Natural Stance Hachiji Dachi
Hachiji Dachi naturally follows the Musubi Dachi and is the attention position stance. This stance is done with your legs placed shoulder-length apart and with your feet pointing forward. Your arms are normally kept in the front of your body, with your body tilting to the side.
Horse Riding Stance Kiba Dachi
For the Kiba Dachi stance you have to stand with your feet wide apart and parallel, with your knees pointing towards each other. You also need to keep your back straight, and you need to shift a lot of weight to your lower body.
Back Stance Kokutsu Dachi
To perform Kokutsu Dachi you need to straighten your front leg and your front foot forward. Normally you keep your knees bent.
Your back knee needs to be strongly bent as your body weight has to rest on your back foot, and your front knee is only slightly bent. Keep your neck and back straight to maintain an upward posture.
Front Stance Zenkutsu Dachi
This is the stance most often seen in karate. The zenkutsu dachi stance involves keeping your back leg straight and your knee bent slightly.
Your front foot always needs to be straight, and your knee needs to be bent at a 90-degree angle and your back turned to 45 degrees at most. Your body weight is normally distributed equally on both your legs.
There are 15 stances in total in karate but these are the most foundational and common stances that can be applied in most scenarios.
In every dojo, punches are practiced a lot. In fact, in your very first karate lesson you’re most likely going to practice punching, as in a karate match you will be punching quite a bit!
What a lot of karate punches have in common is that they allow you to attack your opponent in the fewest moves. Punches are meant to make you faster and more powerful during combat.
Straight Punch Choku Zuki
Choku zuki is a punch that is executed from a natural stance by punching your right arm forward and your palm facing down. When you pull the opposite arm in, gradually face your palm upward while releasing the left arm.
Repeat this process to form a series of punches.
With the choku zuki you can hit three different parts of the body.
These are the face/head, your chest, and your legs.
When you punch the head or face this is called the choku zuki jodan, when you punch the chest it is known as the choku zuki chudan, and when you punch the legs it is referred to as the choku zuki gedan.
Front Lunge Punch Oi Zuki
To execute the oi zuki you have to step forward in a front stance with your punching leg and throw a punch like you would the straight punch. You will need to push your front hip forward to give your punch more force.
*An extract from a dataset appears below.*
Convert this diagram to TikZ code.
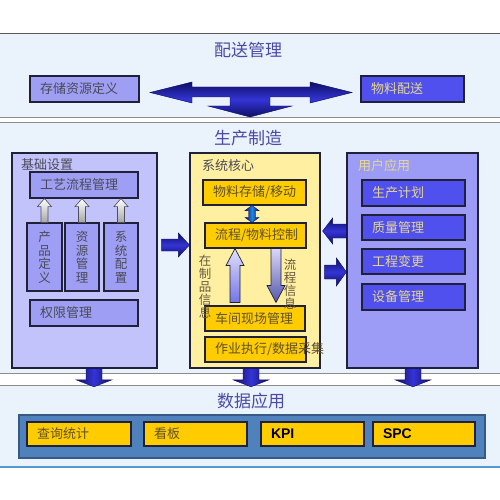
\documentclass[tikz,border=0pt]{standalone}
\usepackage{fontspec}
\setmainfont{Liberation Sans}
\newfontfamily\cjk{Noto Sans CJK SC}
\usetikzlibrary{calc}
\definecolor{bgc}{HTML}{EAF3FC}
\definecolor{lavc}{HTML}{9E9EF4}
\definecolor{lavlc}{HTML}{C3C3FB}
\definecolor{bluc}{HTML}{5050EF}
\definecolor{usrc}{HTML}{9C9CF6}
\definecolor{corec}{HTML}{FFEFA0}
\definecolor{goldc}{HTML}{FFCC00}
\definecolor{datac}{HTML}{4F81BD}
\definecolor{txtyel}{HTML}{E6D88C}
\definecolor{txtdark}{HTML}{4A4A58}
\definecolor{txtbrown}{HTML}{5E5030}
\definecolor{titc}{HTML}{4A4AA6}
\definecolor{bordc}{HTML}{202038}
\definecolor{navyd}{HTML}{0E0E64}
\definecolor{navyl}{HTML}{3434D6}
\definecolor{sepc}{HTML}{8C8C8C}
% vertical block arrow: style, from, to, shaft half, head half, head length
\newcommand\varrow[6]{%
\path[#1] let \p1=(#2), \p2=(#3), \n1={sign(\y2-\y1)} in
 ({\x1-#4},\y1) -- ({\x1-#4},{\y2-(\n1)*#6}) -- ({\x1-#5},{\y2-(\n1)*#6}) -- (\x1,\y2)
 -- ({\x1+#5},{\y2-(\n1)*#6}) -- ({\x1+#4},{\y2-(\n1)*#6}) -- ({\x1+#4},\y1) -- cycle;}
% horizontal block arrow
\newcommand\harrow[6]{%
\path[#1] let \p1=(#2), \p2=(#3), \n1={sign(\x2-\x1)} in
 (\x1,{\y1-#4}) -- ({\x2-(\n1)*#6},{\y1-#4}) -- ({\x2-(\n1)*#6},{\y1-#5}) -- (\x2,\y1)
 -- ({\x2-(\n1)*#6},{\y1+#5}) -- ({\x2-(\n1)*#6},{\y1+#4}) -- (\x1,{\y1+#4}) -- cycle;}
\tikzset{
 secbg/.style={fill=bgc, draw=none, minimum width=500pt, inner sep=0pt},
 sepline/.style={draw=sepc, line width=1pt},
 titlebig/.style={font=\cjk\fontsize{17}{20}\selectfont, text=titc},
 boxbase/.style={draw=bordc, line width=1.1pt, inner ysep=0pt, inner xsep=10pt, align=left,
   font=\cjk\fontsize{13}{15}\selectfont},
 lav/.style={boxbase, fill=lavc, text=txtdark},
 blu/.style={boxbase, fill=bluc, text=txtyel},
 gold/.style={boxbase, fill=goldc, text=txtbrown},
 goldlat/.style={boxbase, fill=goldc, text=black, font=\fontsize{14}{16}\selectfont\bfseries},
 vbox/.style={draw=bordc, line width=1.1pt, fill=lavc, text=txtdark, inner sep=0pt,
   minimum height=68pt, align=center, font=\cjk\fontsize{12.5}{13.5}\selectfont},
 outer/.style={draw=bordc, line width=1.2pt, inner sep=0pt},
 subtitle/.style={anchor=west, inner sep=1pt, font=\cjk\fontsize{13}{15}\selectfont},
 vtext/.style={inner sep=0pt, align=center, text=txtbrown!80!gray, font=\cjk\fontsize{12.5}{13}\selectfont},
 navyh/.style={top color=navyd, bottom color=navyd, middle color=navyl, draw=navyd, line width=0.4pt},
 navyv/.style={left color=navyd, right color=navyd, middle color=navyl, draw=navyd, line width=0.4pt},
 hollow/.style={top color=white, bottom color=gray!70, draw=bordc!80, line width=0.6pt},
 purp/.style={top color=white!70!lavc, bottom color=lavc!60!navyl, draw=bordc, line width=0.7pt},
 purpd/.style={top color=white!60!lavc, bottom color=lavc!50!navyd, draw=bordc, line width=0.7pt}
}
\begin{document}
\begin{tikzpicture}[x=1pt,y=-1pt]
\useasboundingbox (0,0) rectangle (500,500);
\fill[white] (0,0) rectangle (500,500);
% sections
\node[secbg, minimum height=83pt] (sec1) at (250,75.5) {};
\node[secbg, minimum height=250pt] (sec2) at (250,248) {};
\node[secbg, minimum height=81pt] (sec3) at (250,426.5) {};
\draw[draw=black!65, line width=1.1pt] (sec1.north west) -- (sec1.north east);
\draw[sepline] (sec1.south west) -- (sec1.south east);
\draw[sepline] (sec2.north west) -- (sec2.north east);
\draw[sepline] (sec2.south west) -- (sec2.south east);
\draw[sepline] (sec3.north west) -- (sec3.north east);
\draw[draw=cyan!60!blue!70, line width=1.5pt] (sec3.south west) -- (sec3.south east);
% titles
\node[titlebig] (t1) at (248,50) {配送管理};
\node[titlebig] (t2) at (248,138) {生产制造};
\node[titlebig] (t3) at (251,401) {数据应用};
% section 1
\node[lav, minimum height=26pt, text width=89pt] (cc) at (84.5,89) {存储资源定义};
\node[blu, minimum height=26pt, text width=83pt] (wl) at (412.5,89) {物料配送};
\path[top color=navyd, bottom color=navyd, middle color=navyl, draw=navyd, line width=0.4pt]
 (150,92.5) -- (192,82) -- (192,87) -- (310,87) -- (310,82) -- (352,92.5) -- (310,103)
 -- (310,97) -- (270,97) -- (270,106) -- (292,106) -- (250,117) -- (208,106) -- (230,106)
 -- (230,97) -- (192,97) -- (192,103) -- cycle;
% left column
\node[outer, fill=lavlc, minimum width=145pt, minimum height=215pt] (jc) at (84.5,260.5) {};
\node[subtitle, text=txtdark] (jct) at (20,165) {基础设置};
\node[lav, minimum height=26pt, text width=88pt] (gy) at (84,185) {工艺流程管理};
\node[vbox, minimum width=35pt] (cp) at (44.5,257) {产\\品\\定\\义};
\node[vbox, minimum width=34pt] (zy) at (82,257) {资\\源\\管\\理};
\node[vbox, minimum width=34pt] (xt) at (121,257) {系\\统\\配\\置};
\node[lav, minimum height=26pt, text width=88pt] (qx) at (84,313) {权限管理};
\varrow{hollow}{cp.north}{gy.south}{3.5pt}{7pt}{8pt}
\varrow{hollow}{zy.north}{gy.south}{3.5pt}{7pt}{8pt}
\varrow{hollow}{xt.north}{gy.south}{3.5pt}{7pt}{8pt}
% middle column
\node[outer, fill=corec, minimum width=130pt, minimum height=215pt] (core) at (255,260.5) {};
\node[subtitle, text=txtdark] (coret) at (201,166) {系统核心};
\node[gold, minimum height=25pt, text width=83pt] (wc) at (254.5,192.5) {物料存储/移动};
\node[gold, minimum height=25pt, text width=81pt] (lc) at (255.5,235.5) {流程/物料控制};
\node[gold, minimum height=25pt, text width=80pt] (cj) at (255,318.5) {车间现场管理};
\node[gold, minimum height=25pt, text width=81pt] (zx) at (255.5,349.5) {\rlap{作业执行/数据采集}};
\coordinate (dd) at (252,0);
\path[left color=navyd, right color=navyd, middle color=navyl!60!cyan, draw=navyd, line width=0.4pt]
 let \p1=(wc.south -| dd), \p2=(lc.north -| dd) in
 (\x1,\y1) -- ({\x1+7pt},{\y1-5pt}) -- ({\x1+3.5pt},{\y1-5pt}) -- ({\x1+3.5pt},{\y2+5pt}) -- ({\x1+7pt},{\y2+5pt})
 -- (\x1,\y2) -- ({\x1-7pt},{\y2+5pt}) -- ({\x1-3.5pt},{\y2+5pt}) -- ({\x1-3.5pt},{\y1-5pt}) -- ({\x1-7pt},{\y1-5pt}) -- cycle;
\coordinate (ua) at (235,0);
\coordinate (da) at (276,0);
\varrow{purp}{$(cj.north -| ua)+(0,-3)$}{lc.south -| ua}{5pt}{9pt}{17pt}
\varrow{purpd}{lc.south -| da}{$(cj.north -| da)+(0,-3)$}{5pt}{9pt}{17pt}
\node[vtext] (zzp) at (205,287) {在\\制\\品\\信\\息};
\node[vtext] (lcx) at (290,284) {流\\程\\信\\息};
% right column
\node[outer, fill=usrc, minimum width=131pt, minimum height=215pt] (user) at (412.5,260.5) {};
\node[subtitle, text=txtyel] (usert) at (357,166) {用户应用};
\node[blu, minimum height=26pt, text width=83pt] (sc) at (413.5,193) {生产计划};
\node[blu, minimum height=25pt, text width=83pt] (zl) at (413.5,227.5) {质量管理};
\node[blu, minimum height=25pt, text width=83pt] (gc) at (413.5,261.5) {工程变更};
\node[blu, minimum height=26pt, text width=83pt] (sb) at (413.5,297) {设备管理};
% horizontal arrows between columns
\coordinate (ha) at (0,245);
\coordinate (hb) at (0,231);
\coordinate (hc) at (0,272);
\harrow{navyh}{$(jc.east |- ha)+(4,0)$}{core.west}{6pt}{12pt}{11pt}
\harrow{navyh}{user.west |- hb}{$(core.east)+(2,0)$}{7pt}{13pt}{10pt}
\harrow{navyh}{$(core.east |- hc)+(4,0)$}{user.west}{7pt}{14pt}{10pt}
% down arrows to data section
\coordinate (d1) at (94,0);
\coordinate (d2) at (251,0);
\coordinate (d3) at (413,0);
\varrow{navyv}{jc.south -| d1}{$(sec3.north -| d1)+(0,1)$}{8pt}{18pt}{7pt}
\varrow{navyv}{core.south -| d2}{$(sec3.north -| d2)+(0,1)$}{8pt}{18pt}{7pt}
\varrow{navyv}{user.south -| d3}{$(sec3.north -| d3)+(0,1)$}{8pt}{18pt}{7pt}
% data section
\node[outer, draw=datac!70!black, fill=datac, minimum width=466pt, minimum height=43pt] (data) at (252,436.5) {};
\node[gold, minimum height=24pt, text width=84pt] (cx) at (79,434) {查询统计};
\node[gold, minimum height=24pt, text width=83pt] (kb) at (195.5,434) {看板};
\node[goldlat, minimum height=24pt, text width=83pt] (kpi) at (312.5,434) {KPI};
\node[goldlat, minimum height=24pt, text width=82pt] (spc) at (424,434) {SPC};
\end{tikzpicture}
\end{document}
You also have to switch your punching foot and arm at the same time, making at least 5 back and forth motions.
Karate is not all about speedy attacking. Rather, the focus is on defending yourself from attacks by executing effective blocks. When blocking effectively, you can avoid being hit and make a quick counterattack.
Downward Block Gedan Barai
Gedan barai blocks attacks to your legs. When executing this block, you need to place your blocking arm by your ear and your other arm above your navel.
Then move your blocking arm down along your opposite arm as you move it down, and at the same time move your non-blocking arm to your hip.
You need to step in the front stance when finishing the downward block. However when practicing this block, this block can also be performed with 5 forward and backward motions to make sure it really sticks in your mind!
Kicks in karate are perhaps the toughest thing to master in this martial art, but when executed correctly can be extremely powerful.
Front Kick Mae Geri
Mae geri is a simple karate kick. You can execute this front kick with either your front or your back leg when standing in a fighting stance.
You can also execute the kick sharply and quickly as a snapping front kick, or as a thrusting front kick which is more powerful.
Karate is full of impressive, powerful, and complex moves that all stem from these foundational karate movements.
Practicing these basics continuously will ensure you remember these moves and train your muscles so you can execute them with skill and precision. With dedication and practice, these moves will come as naturally to you as breathing!
We cannot stress enough how important it is to regularly practice these moves, so you can hone your karate skills and eventually advance to a black belt.